The case concerned only about 2,500 rings sold by Costco with the name Tiffany but the damages bill represents the court’s ability to grant punitive damages. In this case, the bill far exceeded the lost profits to Tiffany.

Costco unsuccessfully argued that Tiffany has become a generic term for the rings and was simply a reference to the fact that the ring in question had a pronged setting style that is commonly known as a Tiffany setting. Costco said it intended that ‘the word Tiffany in its sign convey only that the rings had this style of setting – not that the rings were Tiffany & Co. brand rings’.
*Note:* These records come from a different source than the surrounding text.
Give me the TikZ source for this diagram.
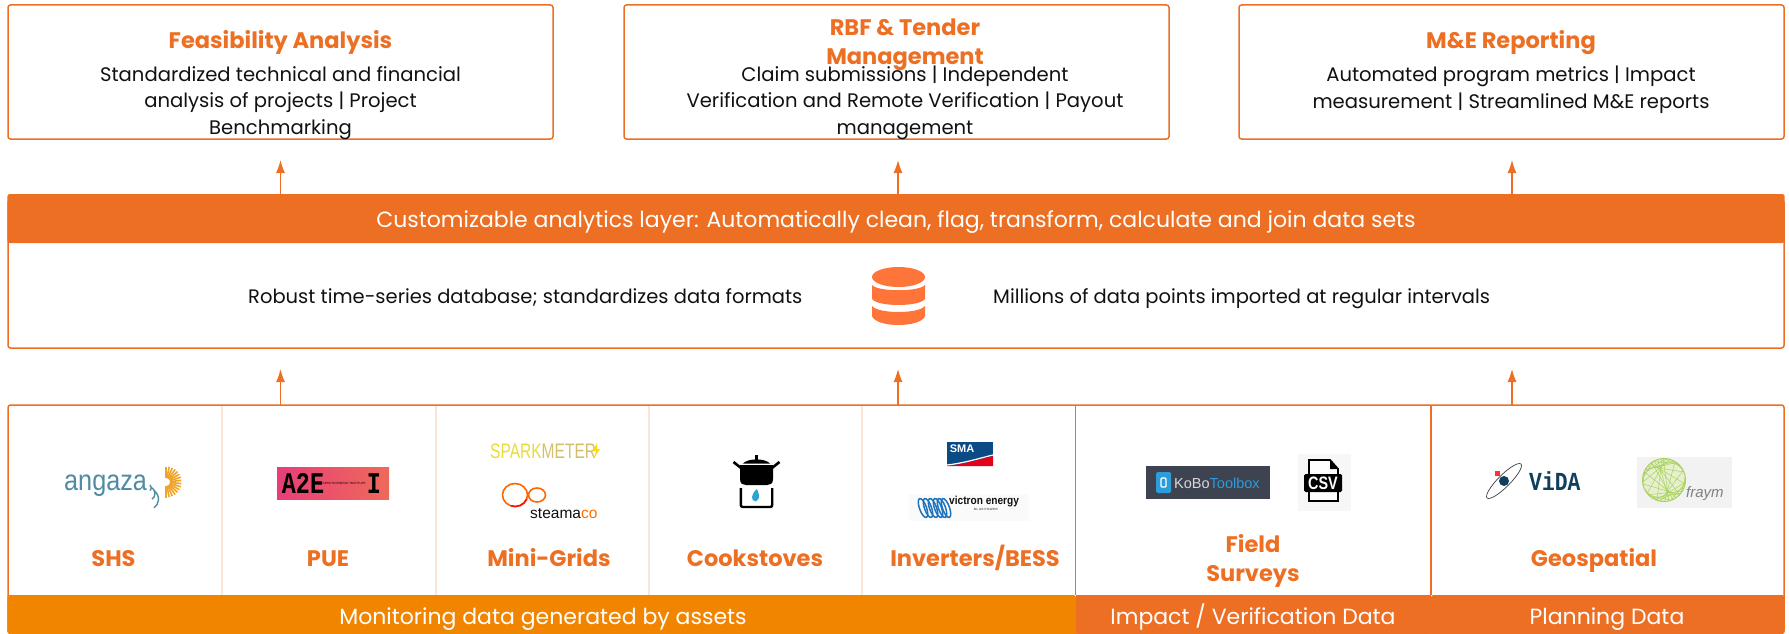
\documentclass[tikz,border=0pt]{standalone}
\usepackage{fontspec}
\setmainfont{Poppins}
\newfontfamily\monofam{Liberation Mono}
\newfontfamily\sansfam{Liberation Sans}
\usetikzlibrary{arrows.meta}
\definecolor{brand}{HTML}{ED6F23}
\definecolor{amberbar}{HTML}{F28500}
\definecolor{sep}{HTML}{FBE6D3}
\definecolor{dbicon}{HTML}{FF7438}
\definecolor{ink}{HTML}{111111}
\definecolor{angblue}{HTML}{4F8CA3}
\definecolor{angsun}{HTML}{F0A52A}
\definecolor{a2epink}{HTML}{E83E78}
\definecolor{a2ecoral}{HTML}{EE6A5A}
\definecolor{smablue}{HTML}{0A4A85}
\definecolor{smared}{HTML}{E2001A}
\definecolor{vicblue}{HTML}{1E73BE}
\definecolor{koboslate}{HTML}{3E4352}
\definecolor{koboblue}{HTML}{2D9CDB}
\definecolor{vidanavy}{HTML}{0F3F5C}
\definecolor{frayfill}{HTML}{E6F0CF}
\definecolor{frayline}{HTML}{A9D15F}
\definecolor{flame}{HTML}{2CA5CF}
\tikzset{
  x=1pt,y=-1pt,
  card/.style={draw=brand,line width=1.5pt,rounded corners=2.5pt,fill=white},
  bartext/.style={text=white,anchor=base,inner sep=0pt,font=\fontsize{22}{26}\selectfont},
  cardtitle/.style={text=brand,anchor=base,font=\fontsize{22.5}{29}\selectfont\bfseries,align=center,inner sep=0pt},
  cardbody/.style={text=ink,anchor=base,font=\fontsize{19.6}{26.2}\selectfont,align=center,inner sep=0pt},
  rowtext/.style={text=ink,font=\fontsize{19.5}{24}\selectfont,inner sep=0pt,anchor=base west},
  collabel/.style={text=brand,anchor=base,font=\fontsize{22.5}{29}\selectfont\bfseries,align=center,inner sep=0pt},
  flow/.style={draw=brand,line width=1.2pt,-{Latex[length=13pt,width=9pt]}},
  colsep/.style={draw=sep,line width=1.3pt},
  groupsep/.style={draw=brand,line width=1.5pt},
}
\begin{document}
\begin{tikzpicture}
\useasboundingbox (0,0) rectangle (1789,634);
% top cards
\draw[card] (8,5) rectangle (553,139);
\draw[card] (624,5) rectangle (1169,139);
\draw[card] (1239,5) rectangle (1784,139);
\node[cardtitle] (t1) at (280.5,49) {Feasibility Analysis};
\node[cardbody] (b1) at (280.5,134) {Standardized technical and financial\\analysis of projects | Project\\Benchmarking};
\node[cardtitle] (t2) at (905,65) {RBF \& Tender\\Management};
\node[cardbody] (b2) at (905,134) {Claim submissions | Independent\\Verification and Remote Verification | Payout\\management};
\node[cardtitle] (t3) at (1511,49) {M\&E Reporting};
\node[cardbody] (b3) at (1511,108) {Automated program metrics | Impact\\measurement | Streamlined M\&E reports};
% middle
\draw[draw=brand,line width=1.5pt,rounded corners=2.5pt,fill=white] (8,200) rectangle (1784,348);
\fill[brand,rounded corners=2.5pt] (7.3,194) rectangle (1784.7,243);
\node[bartext] (bar) at (896,227) {Customizable analytics layer: Automatically clean, flag, transform, calculate and join data sets};
\node[rowtext] (r1) at (248,303) {Robust time-series database; standardizes data formats};
\node[rowtext] (r2) at (993,303) {Millions of data points imported at regular intervals};
% database icon
\begin{scope}
\fill[dbicon] (872,277) arc[start angle=180,end angle=0,x radius=26.5,y radius=10] arc[start angle=0,end angle=-180,x radius=26.5,y radius=10] -- cycle;
\fill[dbicon] (872,285) .. controls (878,292) and (919,292) .. (925,285) -- (925,299) .. controls (919,307) and (878,307) .. (872,299) -- cycle;
\fill[dbicon] (872,306) .. controls (878,314) and (919,314) .. (925,306) -- (925,316) .. controls (921,328) and (876,328) .. (872,316) -- cycle;
\end{scope}
% lower card
\draw[card] (8,405) rectangle (1784,633);
\foreach \sx in {222,436,649,862}{\draw[colsep] (\sx,406) -- (\sx,595);}
\draw[groupsep] (1075.5,405) -- (1075.5,595);
\draw[groupsep] (1431,405) -- (1431,595);
\fill[amberbar,rounded corners=2.5pt] (7.3,595) -- (7.3,634) -- (1076,634) -- (1076,595) -- cycle;
\fill[brand] (1076,595) rectangle (1431,634);
\fill[brand,rounded corners=2.5pt] (1431,595) -- (1431,634) -- (1784.7,634) -- (1784.7,595) -- cycle;
\node[bartext] (mon) at (543,624) {Monitoring data generated by assets};
\node[bartext] (imp) at (1253,624) {Impact / Verification Data};
\node[bartext] (pla) at (1607,624) {Planning Data};
% column labels
\node[collabel] (c1) at (113.5,566) {SHS};
\node[collabel] (c2) at (328,566) {PUE};
\node[collabel] (c3) at (549,566) {Mini-Grids};
\node[collabel] (c4) at (755,566) {Cookstoves};
\node[collabel] (c5) at (975,566) {Inverters/BESS};
\node[collabel] (c6) at (1253,581) {Field\\Surveys};
\node[collabel] (c7) at (1594,566) {Geospatial};
% connectors
\coordinate (u1) at (280.5,160); \coordinate (u2) at (898,160); \coordinate (u3) at (1512,160);
\coordinate (d1) at (280.5,369); \coordinate (d2) at (898,369); \coordinate (d3) at (1512,369);
\coordinate (barTop) at (896,194); \coordinate (lowTop) at (896,405);
\foreach \n in {1,2,3}{
  \draw[flow] (barTop -| u\n) -- (u\n);
  \draw[flow] (lowTop -| d\n) -- (d\n);
}
% angaza
\node[text=angblue,inner sep=0pt,anchor=base west,font=\sansfam\fontsize{29}{30}\selectfont] (angaza) at (64,490) {\scalebox{.87}[1]{angaza}};
\foreach \rr in {3.5,7,10.5}{\draw[angblue,line width=1.4pt] ([shift={(55:\rr)}]148,482) arc[start angle=-55,end angle=55,radius=\rr];}
\foreach \aa in {-90,-78,...,90}{\draw[draw=angsun,line width=1.6pt] ([shift={(\aa:4)}]166,482) -- ([shift={(\aa:15.5)}]166,482);}
% A2E
\shade[left color=a2epink,right color=a2ecoral] (277,467) rectangle (389,499);
\node[font=\monofam\fontsize{30}{30}\selectfont\bfseries,inner sep=0pt,text=black,anchor=base] (a2e) at (303,493) {\scalebox{.78}[1]{A2E}};
\node[font=\monofam\fontsize{30}{30}\selectfont\bfseries,inner sep=0pt,text=black,anchor=base] (a2ei) at (374,493) {\scalebox{.78}[1]{I}};
\node[font=\sansfam\fontsize{3}{3}\selectfont,inner sep=0pt,text=black] (a2ef) at (342,483.5) {ACCESS TO ENERGY INSTITUTE};
% sparkmeter
\node[anchor=base west,inner sep=0pt,font=\sansfam\fontsize{21}{22}\selectfont] (spark) at (490,458) {\scalebox{.74}[1]{\textcolor[HTML]{E9DC3C}{SPARK}\textcolor[HTML]{D6BF6A}{METER}}};
\fill[yellow!80!orange] (597,443) -- (593,451) -- (596,451) -- (594,458) -- (600,449) -- (597,449) -- cycle;
% steamaco
\draw[draw=orange!80!red,line width=1.6pt] (515,495) ellipse[x radius=12.5,y radius=11.5];
\draw[draw=orange!80!red,line width=1.6pt] (537,495) ellipse[x radius=8.5,y radius=7];
\draw[draw=red!85!orange,line width=1.6pt] ([shift={(20:12.5 and 11.5)}]515,495) arc[start angle=20,end angle=110,x radius=12.5,y radius=11.5];
\node[anchor=base west,inner sep=0pt,font=\sansfam\fontsize{15.5}{16}\selectfont] (steama) at (530,518) {\textcolor{ink}{steama}\textcolor{orange!85!red}{co}};
% cookstove
\fill[black] (740,465) -- (773,465) -- (773,479) .. controls (773,484) and (770,485) .. (767,485) -- (746,485) .. controls (743,485) and (740,484) .. (740,479) -- cycle;
\fill[black] (743,463.5) .. controls (748,458) and (765,458) .. (770,463.5) -- cycle;
\fill[black] (754.8,455) rectangle (758,460);
\draw[black,line width=2.6pt] (733.5,462) -- (741,468);
\draw[black,line width=2.6pt] (779.5,462) -- (772,468);
\draw[black,line width=2.4pt,rounded corners=2pt] (740.8,488) -- (740.8,507) -- (772.2,507) -- (772.2,488);
\fill[flame] (757,489) .. controls (758,494) and (762,496) .. (756,501.5) .. controls (750,501) and (751,494) .. (757,489) -- cycle;
% SMA
\fill[smablue] (947,442) rectangle (993,466);
\fill[smared] (947,466) .. controls (965,464) and (980,459) .. (993,456) -- (993,466) -- cycle;
\draw[white,line width=1.2pt] (947,465) .. controls (965,463) and (980,458) .. (993,455);
\node[text=white,font=\sansfam\bfseries\fontsize{11}{12}\selectfont,inner sep=0pt] (sma) at (962,449) {SMA};
% victron
\fill[black!2] (909,494) rectangle (1029,521);
\foreach \cx in {923,928,933,938,942,946}{\draw[draw=vicblue,line width=1.5pt,rotate around={20:(\cx,508)}] (\cx,508) ellipse[x radius=3.5,y radius=10];}
\node[anchor=west,inner sep=0pt,font=\sansfam\bfseries\fontsize{11.5}{12}\selectfont,text=ink] (vic) at (949,502) {\scalebox{.88}[1]{victron energy}};
\node[inner sep=0pt,font=\sansfam\fontsize{3}{4}\selectfont,text=ink] (vicb) at (986,509.5) {B\,L\,U\,E\,\,P\,O\,W\,E\,R};
% KoBo
\fill[koboslate] (1146,466) rectangle (1270,499);
\fill[koboblue,rounded corners=1.5pt] (1156,472) rectangle (1171,493);
\draw[white,line width=1.4pt,rounded corners=1pt] (1161,478) rectangle (1166,487);
\node[anchor=west,inner sep=0pt,font=\sansfam\fontsize{14.5}{15}\selectfont] (kobo) at (1174,483) {\textcolor{white!85!black}{KoBo}\textcolor{koboblue}{Toolbox}};
% CSV
\fill[black!3] (1298,454) rectangle (1351,511);
\draw[black,line width=1.8pt,fill=white] (1309,460) -- (1330,460) -- (1338,469) -- (1338,501) -- (1309,501) -- cycle;
\fill[black] (1330,460) -- (1338,469) -- (1330,469) -- cycle;
\fill[black,rounded corners=1.5pt] (1304,474) rectangle (1342,492);
\node[text=white,font=\sansfam\bfseries\fontsize{18}{19}\selectfont,inner sep=0pt] (csv) at (1323,483) {\scalebox{.8}[1]{CSV}};
% ViDA
\draw[black!75,line width=0.7pt,rotate around={45:(1504,481)}] (1504,481) ellipse[x radius=24,y radius=6];
\fill[vidanavy] (1504,481) circle[radius=5];
\fill[red!80!white] (1494.5,470.5) rectangle (1500,476);
\node[anchor=base west,inner sep=0pt,text=vidanavy,font=\monofam\bfseries\fontsize{26}{27}\selectfont] (vida) at (1529,490) {\scalebox{.82}[1]{ViDA}};
% fraym
\fill[black!5] (1637,457) rectangle (1732,508);
\fill[frayfill] (1664,480) circle[radius=21.5];
\begin{scope}
\clip (1664,480) circle[radius=21.5];
\foreach \aa in {0,11,...,360}{\draw[draw=frayline,line width=0.5pt] ([shift={(\aa:21)}]1664,480) -- ([shift={(\aa*3+37:21)}]1664,480);}
\end{scope}
\draw[draw=frayline,line width=1pt] (1664,480) circle[radius=21.5];
\node[anchor=base west,inner sep=0pt,text=black!50,font=\sansfam\itshape\fontsize{15}{16}\selectfont] (fraym) at (1686,497) {fraym};
\end{tikzpicture}
\end{document}
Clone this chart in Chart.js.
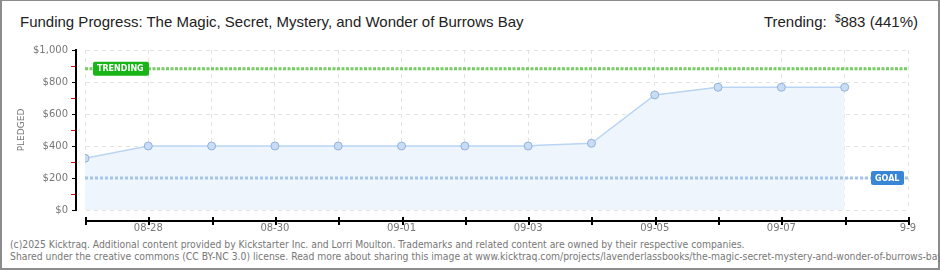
<!DOCTYPE html>
<html>
<head>
<meta charset="utf-8">
<script src="https://cdn.jsdelivr.net/npm/chart.js@4.4.1/dist/chart.umd.min.js"></script>
<style>
  body { margin: 0; background: #fff; }
  #wrap { position: relative; width: 940px; height: 270px; overflow: hidden; background: #fff; }
  #frame { position: absolute; left: 0; top: 0; width: 940px; height: 270px; box-sizing: border-box;
           border: 2px solid #8c8c8c; border-top-width: 1px; }
  #title { position: absolute; left: 20px; top: 13px; font: 15px "Liberation Sans", sans-serif; color: #222; white-space: nowrap; }
  #trend { position: absolute; right: 22px; top: 13px; font: 15px "Liberation Sans", sans-serif; color: #222; white-space: nowrap; }
  #trend sup { font-size: 10px; vertical-align: 5px; margin-left: 4px; }
  .foot { position: absolute; left: 10px; font: 10.3px "DejaVu Sans Condensed", sans-serif; color: #777; white-space: nowrap; }
  canvas { position: absolute; left: 0; top: 0; }
</style>
</head>
<body>
<div id="wrap">
  <div id="frame"></div>
  <div id="title">Funding Progress: The Magic, Secret, Mystery, and Wonder of Burrows Bay</div>
  <div id="trend">Trending: <sup>$</sup>883 (441%)</div>
  <div class="foot" style="top:238px">(c)2025 Kicktraq. Additional content provided by Kickstarter Inc. and Lorri Moulton. Trademarks and related content are owned by their respective companies.</div>
  <div class="foot" style="top:250px">Shared under the creative commons (CC BY-NC 3.0) license. Read more about sharing this image at www.kicktraq.com/projects/lavenderlassbooks/the-magic-secret-mystery-and-wonder-of-burrows-bay/</div>
  <canvas id="chart" width="940" height="270"></canvas>
</div>
<script>
// ---- Data ----
const tickLabels  = ['', '08-28', '', '08-30', '', '09-01', '', '09-03', '', '09-05', '', '09-07', '', '9-9'];
const pledgedDays = [0, 1, 2, 3, 4, 5, 6, 7, 7.17, 7.5, 8, 9, 10, 11, 12];
const pledged     = [323, 400, 400, 400, 400, 400, 400, 400, 405, 410, 417, 719, 767, 767, 767];
const yTicks      = [0, 200, 400, 600, 800, 1000];
const goal        = 200;
const trending    = 883;

const tickFont = { family: 'DejaVu Sans', size: 10 };

// ---- Axis lines off the plot edge, red minor ticks, goal / trending tags ----
const decor = {
  id: 'decor',
  afterDraw(chart) {
    const { ctx, chartArea, scales: { x, y } } = chart;
    const ax = chartArea.left - 9, ay = chartArea.bottom + 10;
    const yTop = y.getPixelForValue(1000), yBot = y.getPixelForValue(0);
    ctx.save();
    ctx.fillStyle = '#e00';
    for (let v = 100; v < 1000; v += 200) {
      ctx.fillRect(ax - 5, Math.round(y.getPixelForValue(v)), 4, 1);
    }
    ctx.fillStyle = '#000';
    ctx.fillRect(ax - 1, yTop, 2, yBot - yTop + 1);
    const x0 = x.getPixelForValue(0), x1 = x.getPixelForValue(13);
    ctx.fillRect(x0, ay, x1 - x0 + 1, 2);
    for (let d = 0; d <= 13; d++) {
      ctx.fillRect(Math.round(x.getPixelForValue(d)), ay - 3, 2, 8);
    }

    function tag(text, left, value, w, color) {
      const cy = y.getPixelForValue(value);
      ctx.fillStyle = color;
      ctx.beginPath(); ctx.roundRect(left, cy - 7, w, 14, 2); ctx.fill();
      ctx.fillStyle = '#fff';
      ctx.font = 'bold 8px "DejaVu Sans"';
      ctx.textBaseline = 'middle';
      ctx.fillText(text, left + 4, cy + 0.5);
    }
    tag('TRENDING', chartArea.left + 8, trending, 56, '#18b418');
    tag('GOAL', chartArea.right - 37, goal, 33, '#3a86d6');
    ctx.restore();
  }
};

new Chart(document.getElementById('chart'), {
  type: 'line',
  data: {
    datasets: [
      {
        yAxisID: 'y',
        data: pledgedDays.map((d, i) => ({ x: d, y: pledged[i] })),
        borderColor: '#b9d5f3', borderWidth: 1.5,
        backgroundColor: '#eef5fd', fill: 'origin',
        pointRadius: c => Number.isInteger(c.raw.x) ? 4 : 0,
        pointBackgroundColor: '#c7ddf7', pointBorderColor: '#93b2d8', pointBorderWidth: 1,
        order: 2
      },
      {
        yAxisID: 'y',
        data: [{ x: 0, y: trending }, { x: 13, y: trending }],
        borderColor: '#74cc62', borderWidth: 3, borderDash: [3, 1.5],
        pointRadius: 0, fill: false, order: 1
      },
      {
        yAxisID: 'y',
        data: [{ x: 0, y: goal }, { x: 13, y: goal }],
        borderColor: '#a6c3e8', borderWidth: 3, borderDash: [3, 2],
        pointRadius: 0, fill: false, order: 1
      }
    ]
  },
  options: {
    responsive: false,
    animation: false,
    layout: { padding: { left: 12, top: 50, right: 32, bottom: 30 } },
    plugins: { legend: { display: false }, tooltip: { enabled: false } },
    scales: {
      x: {
        type: 'linear', min: 0, max: 13,
        afterFit: s => { s.height = 30; },
        ticks: { stepSize: 1, autoSkip: false, maxRotation: 0, padding: 12, font: tickFont, color: '#777',
                 callback: v => tickLabels[v] },
        grid: { color: '#e2e2e2', drawTicks: false },
        border: { display: false, dash: [4, 4] }
      },
      y: {
        position: 'left', weight: 1,
        min: 0, max: 1000,
        afterFit: s => { s.width = 64; },
        afterBuildTicks: s => { s.ticks = yTicks.map(v => ({ value: v })); },
        ticks: { padding: 4, font: tickFont, color: '#777',
                 callback: v => '$' + v.toLocaleString('en-US') },
        grid: { color: '#e2e2e2', drawTicks: true, tickLength: 4, tickColor: '#000' },
        border: { display: true, color: '#000', width: 2, dash: [4, 4] },
        title: { display: true, text: 'PLEDGED', color: '#777', font: { family: 'DejaVu Sans', size: 9 } }
      },
      // empty strip that keeps the y axis line 9px off the plot
      ySpace: {
        position: 'left', weight: 0,
        min: 0, max: 1000,
        afterFit: s => { s.width = 9; },
        ticks: { display: false },
        grid: { display: false, drawTicks: false },
        border: { display: false }
      }
    }
  },
  plugins: [decor]
});
</script>
</body>
</html>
This argument did not wash with the judge who found that Costco’s evidence was insufficient to establish that this was not an intentionally deceptive marketing ploy and the company’s management ‘displayed at best a cavalier attitude toward Costco’s use of the Tiffany name’. It is important to note that Costco used Tiffany as a stand-alone name and did use other wording, such as ‘setting’ or ‘set’ to indicate that this was not trade mark use.

Tiffany has welcomed the decision saying it sends a ‘clear and powerful message’ and no doubt other brand owners will agree. The punitive damages award should deter other would-be infringers and highlight the financial risk they run. Costco has labelled the decision ‘a product of multiple errors’ and has said it intends to appeal.